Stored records
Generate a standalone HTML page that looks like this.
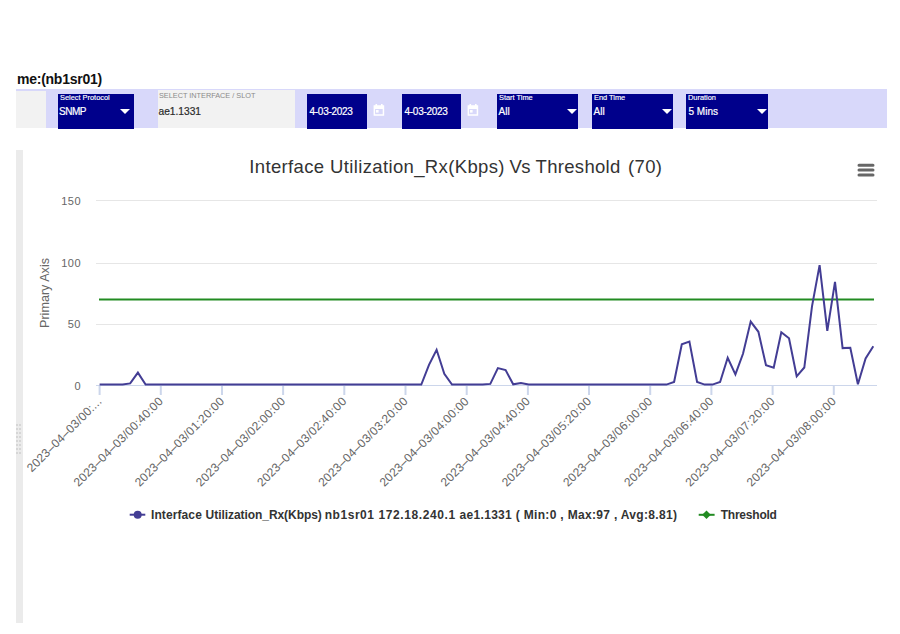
<!DOCTYPE html>
<html><head><meta charset="utf-8">
<style>
html,body{margin:0;padding:0;background:#fff;}
body{width:900px;height:634px;position:relative;overflow:hidden;font-family:"Liberation Sans",sans-serif;}
.a{position:absolute;}
.title{left:17px;top:71.3px;font-size:14px;letter-spacing:-0.25px;font-weight:bold;color:#111;white-space:nowrap;}
.bar{left:16px;top:89px;width:871px;height:39px;background:#d8d8fa;}
.gbox{background:#f2f2f2;}
.sel{background:#00008b;color:#fff;}
.lbl{position:absolute;font-size:7.4px;white-space:nowrap;left:2px;top:-0.7px;-webkit-text-stroke:0.15px currentColor;}
.val{position:absolute;font-size:10px;white-space:nowrap;left:1.5px;top:12px;-webkit-text-stroke:0.2px currentColor;}
.tri{position:absolute;width:0;height:0;border-left:5px solid transparent;border-right:5px solid transparent;border-top:5px solid #fff;top:15px;}
svg text{font-family:"Liberation Sans",sans-serif;}
</style></head><body>
<div class="a title">me:(nb1sr01)</div>
<div class="a bar"></div>
<div class="a gbox" style="left:16px;top:91px;width:30px;height:37px;"></div>
<div class="a sel" style="left:58px;top:94px;width:76px;height:35px;"><div class="lbl">Select Protocol</div><div class="val" style="left:1px;letter-spacing:-0.45px">SNMP</div><div class="tri" style="left:62px"></div></div>
<div class="a gbox" style="left:158px;top:90px;width:137px;height:38px;"><div class="lbl" style="color:#8a8a8a;font-size:7.3px;left:1px;top:0.5px;-webkit-text-stroke:0px">SELECT INTERFACE / SLOT</div><div class="val" style="color:#2a2a2a;font-size:10.2px;left:0.5px;top:15.5px">ae1.1331</div></div>
<div class="a sel" style="left:307px;top:94px;width:60px;height:35px;"><div class="val" style="left:2.5px;letter-spacing:-0.27px">4-03-2023</div></div>
<svg class="a" style="left:373px;top:103px" width="12" height="14" viewBox="0 0 12 14"><path d="M0.6 2.2h10.6v10.6h-10.6z M2.1 6h7.6v5.3h-7.6z" fill="#ffffff" fill-rule="evenodd"/><rect x="2.5" y="1" width="1.6" height="2" fill="#ffffff"/><rect x="8" y="1" width="1.6" height="2" fill="#ffffff"/><rect x="3" y="7" width="2.6" height="2.6" fill="#ffffff"/></svg>
<div class="a sel" style="left:402px;top:94px;width:59px;height:35px;"><div class="val" style="left:2.5px;letter-spacing:-0.27px">4-03-2023</div></div>
<svg class="a" style="left:467px;top:103px" width="12" height="14" viewBox="0 0 12 14"><path d="M0.6 2.2h10.6v10.6h-10.6z M2.1 6h7.6v5.3h-7.6z" fill="#ffffff" fill-rule="evenodd"/><rect x="2.5" y="1" width="1.6" height="2" fill="#ffffff"/><rect x="8" y="1" width="1.6" height="2" fill="#ffffff"/><rect x="3" y="7" width="2.6" height="2.6" fill="#ffffff"/></svg>
<div class="a sel" style="left:497px;top:94px;width:81px;height:35px;"><div class="lbl">Start Time</div><div class="val">All</div><div class="tri" style="left:70px"></div></div>
<div class="a sel" style="left:592px;top:94px;width:81px;height:35px;"><div class="lbl">End Time</div><div class="val">All</div><div class="tri" style="left:70px"></div></div>
<div class="a sel" style="left:686px;top:94px;width:82px;height:35px;"><div class="lbl">Duration</div><div class="val" style="left:2.5px">5 Mins</div><div class="tri" style="left:71px"></div></div>
<div class="a" style="left:16px;top:150px;width:7px;height:473px;background:#ebebeb;"></div><div class="a" style="left:16px;top:424px;width:2px;height:2px;background:#d6d6d6"></div><div class="a" style="left:19px;top:424px;width:2px;height:2px;background:#d6d6d6"></div><div class="a" style="left:16px;top:428px;width:2px;height:2px;background:#d6d6d6"></div><div class="a" style="left:19px;top:428px;width:2px;height:2px;background:#d6d6d6"></div><div class="a" style="left:16px;top:432px;width:2px;height:2px;background:#d6d6d6"></div><div class="a" style="left:19px;top:432px;width:2px;height:2px;background:#d6d6d6"></div><div class="a" style="left:16px;top:436px;width:2px;height:2px;background:#d6d6d6"></div><div class="a" style="left:19px;top:436px;width:2px;height:2px;background:#d6d6d6"></div><div class="a" style="left:16px;top:440px;width:2px;height:2px;background:#d6d6d6"></div><div class="a" style="left:19px;top:440px;width:2px;height:2px;background:#d6d6d6"></div><div class="a" style="left:16px;top:444px;width:2px;height:2px;background:#d6d6d6"></div><div class="a" style="left:19px;top:444px;width:2px;height:2px;background:#d6d6d6"></div><div class="a" style="left:16px;top:448px;width:2px;height:2px;background:#d6d6d6"></div><div class="a" style="left:19px;top:448px;width:2px;height:2px;background:#d6d6d6"></div><div class="a" style="left:16px;top:452px;width:2px;height:2px;background:#d6d6d6"></div><div class="a" style="left:19px;top:452px;width:2px;height:2px;background:#d6d6d6"></div>
<svg class="a" style="left:0;top:0" width="900" height="634">
<text y="173" font-size="18.5" letter-spacing="0.3" fill="#333"><tspan x="249.3" letter-spacing="0.36">Interface Utilization_Rx(Kbps)</tspan><tspan x="509.4" letter-spacing="-0.4">Vs</tspan><tspan x="535.6">Threshold</tspan><tspan x="628" letter-spacing="0.35">(70)</tspan></text>
<g stroke="#666" stroke-width="3" stroke-linecap="round"><path d="M859 165.2H873M859 170.1H873M859 175.1H873"/></g>
<g stroke="#e6e6e6" stroke-width="1"><path d="M96 200.5H877M96 263.5H877M96 324.5H877"/></g>
<path d="M96 385.5H877" stroke="#ccd6eb" stroke-width="1"/>
<path d="M 99.6 385.5 V 395" stroke="#ccd6eb" stroke-width="2"/><path d="M 160.8 385.5 V 395" stroke="#ccd6eb" stroke-width="2"/><path d="M 222.0 385.5 V 395" stroke="#ccd6eb" stroke-width="2"/><path d="M 283.1 385.5 V 395" stroke="#ccd6eb" stroke-width="2"/><path d="M 344.3 385.5 V 395" stroke="#ccd6eb" stroke-width="2"/><path d="M 405.5 385.5 V 395" stroke="#ccd6eb" stroke-width="2"/><path d="M 466.7 385.5 V 395" stroke="#ccd6eb" stroke-width="2"/><path d="M 527.9 385.5 V 395" stroke="#ccd6eb" stroke-width="2"/><path d="M 589.0 385.5 V 395" stroke="#ccd6eb" stroke-width="2"/><path d="M 650.2 385.5 V 395" stroke="#ccd6eb" stroke-width="2"/><path d="M 711.4 385.5 V 395" stroke="#ccd6eb" stroke-width="2"/><path d="M 772.6 385.5 V 395" stroke="#ccd6eb" stroke-width="2"/><path d="M 833.8 385.5 V 395" stroke="#ccd6eb" stroke-width="2"/>
<g font-size="11" fill="#666" text-anchor="end" letter-spacing="0.5"><text x="81" y="205">150</text><text x="81" y="267">100</text><text x="81" y="328">50</text><text x="81" y="390">0</text></g>
<text x="0" y="0" font-size="12.6" fill="#666" text-anchor="middle" transform="translate(48.5 293) rotate(-90)">Primary Axis</text>
<path d="M99 299.5H874" stroke="#228b22" stroke-width="2"/>
<path d="M 99.6 384.6 L 107.3 384.6 L 114.9 384.6 L 122.6 384.6 L 130.2 383.4 L 137.9 372.6 L 145.6 384.6 L 153.2 384.6 L 160.9 384.6 L 168.5 384.6 L 176.2 384.6 L 183.9 384.6 L 191.5 384.6 L 199.2 384.6 L 206.8 384.6 L 214.5 384.6 L 222.2 384.6 L 229.8 384.6 L 237.5 384.6 L 245.1 384.6 L 252.8 384.6 L 260.5 384.6 L 268.1 384.6 L 275.8 384.6 L 283.4 384.6 L 291.1 384.6 L 298.8 384.6 L 306.4 384.6 L 314.1 384.6 L 321.7 384.6 L 329.4 384.6 L 337.1 384.6 L 344.7 384.6 L 352.4 384.6 L 360.0 384.6 L 367.7 384.6 L 375.4 384.6 L 383.0 384.6 L 390.7 384.6 L 398.3 384.6 L 406.0 384.6 L 413.7 384.6 L 421.3 384.6 L 429.0 364.9 L 436.6 349.8 L 444.3 373.9 L 452.0 384.6 L 459.6 384.6 L 467.3 384.6 L 474.9 384.6 L 482.6 384.6 L 490.3 383.9 L 497.9 368.1 L 505.6 370.1 L 513.2 384.3 L 520.9 382.9 L 528.6 384.6 L 536.2 384.6 L 543.9 384.6 L 551.5 384.6 L 559.2 384.6 L 566.9 384.6 L 574.5 384.6 L 582.2 384.6 L 589.8 384.6 L 597.5 384.6 L 605.2 384.6 L 612.8 384.6 L 620.5 384.6 L 628.1 384.6 L 635.8 384.6 L 643.5 384.6 L 651.1 384.6 L 658.8 384.6 L 666.4 384.6 L 674.1 382.0 L 681.8 344.2 L 689.4 341.6 L 697.1 382.0 L 704.7 384.6 L 712.4 384.6 L 720.1 382.0 L 727.7 357.8 L 735.4 374.3 L 743.0 353.8 L 750.7 321.6 L 758.4 331.8 L 766.0 365.3 L 773.7 367.7 L 781.3 332.3 L 789.0 338.3 L 796.7 376.3 L 804.3 367.5 L 812.0 306.3 L 819.6 265.1 L 827.3 330.8 L 835.0 281.8 L 842.6 348.1 L 850.3 347.8 L 857.9 384.3 L 865.6 358.5 L 873.3 346.3" fill="none" stroke="#433d94" stroke-width="2" stroke-linejoin="miter"/>
<g font-size="12" fill="#666" letter-spacing="0.2"><text x="102.6" y="402.0" text-anchor="end" transform="rotate(-45 102.6 402.0)">2023–04–03/00:...</text><text x="163.8" y="402.0" text-anchor="end" transform="rotate(-45 163.8 402.0)">2023–04–03/00:40:00</text><text x="225.0" y="402.0" text-anchor="end" transform="rotate(-45 225.0 402.0)">2023–04–03/01:20:00</text><text x="286.1" y="402.0" text-anchor="end" transform="rotate(-45 286.1 402.0)">2023–04–03/02:00:00</text><text x="347.3" y="402.0" text-anchor="end" transform="rotate(-45 347.3 402.0)">2023–04–03/02:40:00</text><text x="408.5" y="402.0" text-anchor="end" transform="rotate(-45 408.5 402.0)">2023–04–03/03:20:00</text><text x="469.7" y="402.0" text-anchor="end" transform="rotate(-45 469.7 402.0)">2023–04–03/04:00:00</text><text x="530.9" y="402.0" text-anchor="end" transform="rotate(-45 530.9 402.0)">2023–04–03/04:40:00</text><text x="592.0" y="402.0" text-anchor="end" transform="rotate(-45 592.0 402.0)">2023–04–03/05:20:00</text><text x="653.2" y="402.0" text-anchor="end" transform="rotate(-45 653.2 402.0)">2023–04–03/06:00:00</text><text x="714.4" y="402.0" text-anchor="end" transform="rotate(-45 714.4 402.0)">2023–04–03/06:40:00</text><text x="775.6" y="402.0" text-anchor="end" transform="rotate(-45 775.6 402.0)">2023–04–03/07:20:00</text><text x="836.8" y="402.0" text-anchor="end" transform="rotate(-45 836.8 402.0)">2023–04–03/08:00:00</text></g>
<path d="M129.7 514.7H145.3" stroke="#433d94" stroke-width="2"/><circle cx="137.7" cy="514.7" r="4" fill="#433d94"/>
<text y="519" font-size="12" font-weight="bold" letter-spacing="0.27" fill="#333"><tspan x="151" letter-spacing="0.1">Interface</tspan><tspan x="205.6" letter-spacing="-0.06">Utilization_Rx(Kbps)</tspan><tspan x="324.7" letter-spacing="0.55">nb1sr01</tspan><tspan x="378.4" letter-spacing="0.6">172.18.240.1</tspan><tspan x="459.5" letter-spacing="0.32">ae1.1331 ( Min:0 , Max:97 , Avg:8.81)</tspan></text>
<path d="M698.7 514.8H714.6" stroke="#228b22" stroke-width="2"/><path d="M706.5 510.5L710.8 514.8L706.5 519.1L702.2 514.8Z" fill="#228b22"/>
<text x="720.7" y="519" font-size="12" font-weight="bold" letter-spacing="-0.22" fill="#333">Threshold</text>
</svg>
</body></html>
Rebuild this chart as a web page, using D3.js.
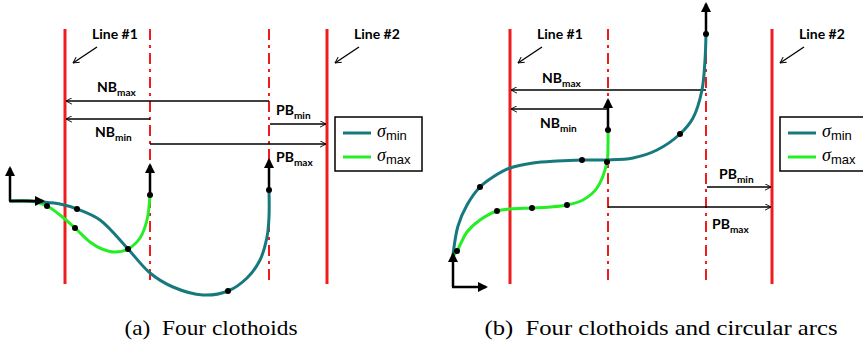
<!DOCTYPE html>
<html>
<head>
<meta charset="utf-8">
<script src="https://cdn.jsdelivr.net/npm/d3@7"></script>
<style>
  body { margin: 0; background: #fff; }
  svg { display: block; }
</style>
</head>
<body>
<svg id="chart" width="863" height="344"></svg>
<script>
// all values are in units measured from each panel's local origin (y up)

// (a) four clothoids
var aSigmaMin = [[0,0],[15,0],[32,-1],[50,-3],[67,-8],[90,-19],[118,-48],[140,-72],[163,-86],[193,-94],[218,-90],[237,-77],[250,-59],[257,-36],[259,-16],[259,11]];
var aSigmaMax = [[0,0],[20,0],[37,-5],[50,-14],[65,-27],[80,-41],[92,-48],[105,-51],[118,-48],[130,-37],[137,-19],[140,6]];
var aDotsMin = [[67,-8],[118,-48],[218,-90],[259,11]];
var aDotsMax = [[37,-5],[65,-27],[140,6]];
var aSolid = [55, 317];
var aDashed = [140, 259];
var aSpan = [172, -83];
var aBounds = [
  // name, sub, y, from, to, label x, label y
  ['NB', 'max', 100, 259, 56, 87, 109],
  ['NB', 'min', 82, 140, 56, 85, 64],
  ['PB', 'min', 77, 260, 316, 266, 86],
  ['PB', 'max', 57, 140, 316, 266, 39]
];

// (b) four clothoids and circular arcs
var bSigmaMin = [[0,32],[5,61],[14,82],[27,100],[40,110],[57,119],[80,124],[104,126],[129,127],[154,127],[180,129],[204,137],[227,153],[240,169],[249,197],[252,227],[253,253]];
var bSigmaMax = [[0,31],[4,36],[14,55],[27,67],[44,76],[57,78],[79,79],[97,80],[114,82],[130,87],[144,99],[154,125],[155,142],[155,157]];
var bDotsMin = [[27,100],[129,127],[227,153],[253,253]];
var bDotsMax = [[4,36],[44,76],[79,79],[114,82],[154,125],[155,157]];
var bSolid = [57, 319];
var bDashed = [155, 253];
var bSpan = [258, 3];
var bBounds = [
  ['NB', 'max', 197, 253, 58, 89, 204],
  ['NB', 'min', 178, 155, 58, 87, 159],
  ['PB', 'min', 100, 254, 318, 266, 108],
  ['PB', 'max', 80, 155, 318, 259, 58]
];

var captions = ['(a)\u2002Four clothoids', '(b)\u2002Four clothoids and circular arcs'];
var legendNames = ['min', 'max'];

var RED = '#ee1c1c', TEAL = '#16797e', GREEN = '#26ee26';

var panels = [
  { origin: [10, 201], sMin: aSigmaMin, sMax: aSigmaMax, dMin: aDotsMin, dMax: aDotsMax,
    solid: aSolid, dashed: aDashed, span: aSpan, bounds: aBounds,
    caption: captions[0], capX: 211, capW: 173 },
  { origin: [453, 287], sMin: bSigmaMin, sMax: bSigmaMax, dMin: bDotsMin, dMax: bDotsMax,
    solid: bSolid, dashed: bDashed, span: bSpan, bounds: bBounds,
    caption: captions[1], capX: 661, capW: 353 }
];

var svg = d3.select('#chart');
svg.append('rect').attr('width', 863).attr('height', 344).attr('fill', '#fff');

var defs = svg.append('defs');
defs.append('marker')
  .attr('id', 'headFill').attr('viewBox', '0 0 10 10')
  .attr('refX', 8).attr('refY', 5).attr('markerWidth', 4).attr('markerHeight', 4)
  .attr('markerUnits', 'strokeWidth').attr('orient', 'auto')
  .append('path').attr('d', 'M0,0 L10,5 L0,10 z').attr('fill', '#000');
defs.append('marker')
  .attr('id', 'headOpen').attr('viewBox', '0 0 10 10')
  .attr('refX', 9.5).attr('refY', 5).attr('markerWidth', 7).attr('markerHeight', 7)
  .attr('markerUnits', 'userSpaceOnUse').attr('orient', 'auto')
  .append('path').attr('d', 'M1,0.5 L9.5,5 L1,9.5').attr('fill', 'none')
  .attr('stroke', '#000').attr('stroke-width', 1.3);

var boldFont = 'Lato, "Open Sans", "Liberation Sans", sans-serif';

function subLabel(g, x, y, main, sub, size) {
  var t = g.append('text')
    .attr('x', x).attr('y', y)
    .attr('font-family', boldFont).attr('font-weight', 'bold')
    .attr('font-size', size).attr('fill', '#000');
  t.append('tspan').text(main);
  t.append('tspan').attr('dy', 4).attr('font-size', size * 0.72).text(sub);
  return t;
}

panels.forEach(function (p) {
  var x = d3.scaleLinear().domain([0, 1]).range([p.origin[0], p.origin[0] + 1]);
  var y = d3.scaleLinear().domain([0, 1]).range([p.origin[1], p.origin[1] - 1]);
  var g = svg.append('g');

  var line = d3.line()
    .x(function (d) { return x(d[0]); })
    .y(function (d) { return y(d[1]); })
    .curve(d3.curveCatmullRom.alpha(0.5));

  // boundary lines
  g.selectAll('.solid').data(p.solid).enter().append('line')
    .attr('x1', function (d) { return x(d); }).attr('x2', function (d) { return x(d); })
    .attr('y1', y(p.span[0])).attr('y2', y(p.span[1]))
    .attr('stroke', RED).attr('stroke-width', 3);

  g.selectAll('.dashed').data(p.dashed).enter().append('line')
    .attr('x1', function (d) { return x(d); }).attr('x2', function (d) { return x(d); })
    .attr('y1', y(p.span[0])).attr('y2', y(p.span[1]))
    .attr('stroke', RED).attr('stroke-width', 2)
    .attr('stroke-dasharray', '11,5,3,5');

  // line labels with pointers
  p.solid.forEach(function (lx, i) {
    g.append('text')
      .attr('x', x(lx + 27)).attr('y', y(p.span[0] - 10))
      .attr('font-family', boldFont).attr('font-weight', 'bold')
      .attr('font-size', 14).text('Line #' + (i + 1));
    g.append('line')
      .attr('x1', x(lx + 32)).attr('y1', y(p.span[0] - 18))
      .attr('x2', x(lx + 8)).attr('y2', y(p.span[0] - 34))
      .attr('stroke', '#000').attr('stroke-width', 1.3)
      .attr('marker-end', 'url(#headOpen)');
  });

  // bound arrows
  p.bounds.forEach(function (b) {
    g.append('line')
      .attr('x1', x(b[3])).attr('y1', y(b[2]))
      .attr('x2', x(b[4])).attr('y2', y(b[2]))
      .attr('stroke', '#000').attr('stroke-width', 1.3)
      .attr('marker-end', 'url(#headOpen)');
    subLabel(g, x(b[5]), y(b[6]), b[0], b[1], 14);
  });

  // curves
  g.append('path').datum(p.sMax).attr('d', line)
    .attr('fill', 'none').attr('stroke', GREEN).attr('stroke-width', 3);
  g.append('path').datum(p.sMin).attr('d', line)
    .attr('fill', 'none').attr('stroke', TEAL).attr('stroke-width', 3);

  // heading arrows at the ends
  [p.sMin[p.sMin.length - 1], p.sMax[p.sMax.length - 1]].forEach(function (e) {
    g.append('line')
      .attr('x1', x(e[0])).attr('y1', y(e[1]))
      .attr('x2', x(e[0])).attr('y2', y(e[1] + 30))
      .attr('stroke', '#000').attr('stroke-width', 2.5)
      .attr('marker-end', 'url(#headFill)');
  });

  // local frame
  g.append('line').attr('x1', x(0)).attr('y1', y(0)).attr('x2', x(0)).attr('y2', y(33))
    .attr('stroke', '#000').attr('stroke-width', 2.5).attr('marker-end', 'url(#headFill)');
  g.append('line').attr('x1', x(-1)).attr('y1', y(0)).attr('x2', x(33)).attr('y2', y(0))
    .attr('stroke', '#000').attr('stroke-width', 2.5).attr('marker-end', 'url(#headFill)');

  // junction dots
  g.selectAll('.dot').data(p.dMin.concat(p.dMax)).enter().append('circle')
    .attr('cx', function (d) { return x(d[0]); })
    .attr('cy', function (d) { return y(d[1]); })
    .attr('r', 3).attr('fill', '#000');

  // legend
  var lx = x(p.solid[1]) + 8;
  var lg = g.append('g').attr('transform', 'translate(' + lx + ',117)');
  lg.append('rect').attr('width', 87).attr('height', 54)
    .attr('fill', '#fff').attr('stroke', '#000').attr('stroke-width', 1.5);
  legendNames.forEach(function (n, i) {
    var ly = 16 + i * 24;
    lg.append('line').attr('x1', 8).attr('x2', 36).attr('y1', ly).attr('y2', ly)
      .attr('stroke', i === 0 ? TEAL : GREEN).attr('stroke-width', 3);
    var t = lg.append('text').attr('x', 42).attr('y', ly + 4);
    t.append('tspan').attr('font-family', '"Liberation Serif", serif')
      .attr('font-style', 'italic').attr('font-size', 18).text('\u03c3');
    t.append('tspan').attr('dy', 3).attr('font-family', '"Liberation Sans", Arial, sans-serif')
      .attr('font-size', 13).text(n);
  });

  // caption (the original typesetting is a little wider than Liberation Serif)
  svg.append('text')
    .attr('x', p.capX - p.capW / 2).attr('y', 335)
    .attr('font-family', '"Liberation Serif", "Times New Roman", serif')
    .attr('font-size', 21)
    .attr('textLength', p.capW).attr('lengthAdjust', 'spacingAndGlyphs')
    .text(p.caption);
});
</script>
</body>
</html>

- **Exercise instructions**
Give back only the lines from the one holding "Rebuild this chart" through the one holding "origin (y up)", both kept, exactly as written. Omit the images.

- **Correct result**
Rebuild this chart as a web page, using D3.js.
<!DOCTYPE html>
<html>
<head>
<meta charset="utf-8">
<script src="https://cdn.jsdelivr.net/npm/d3@7"></script>
<style>
  body { margin: 0; background: #fff; }
  svg { display: block; }
</style>
</head>
<body>
<svg id="chart" width="863" height="344"></svg>
<script>
// all values are in units measured from each panel's local origin (y up)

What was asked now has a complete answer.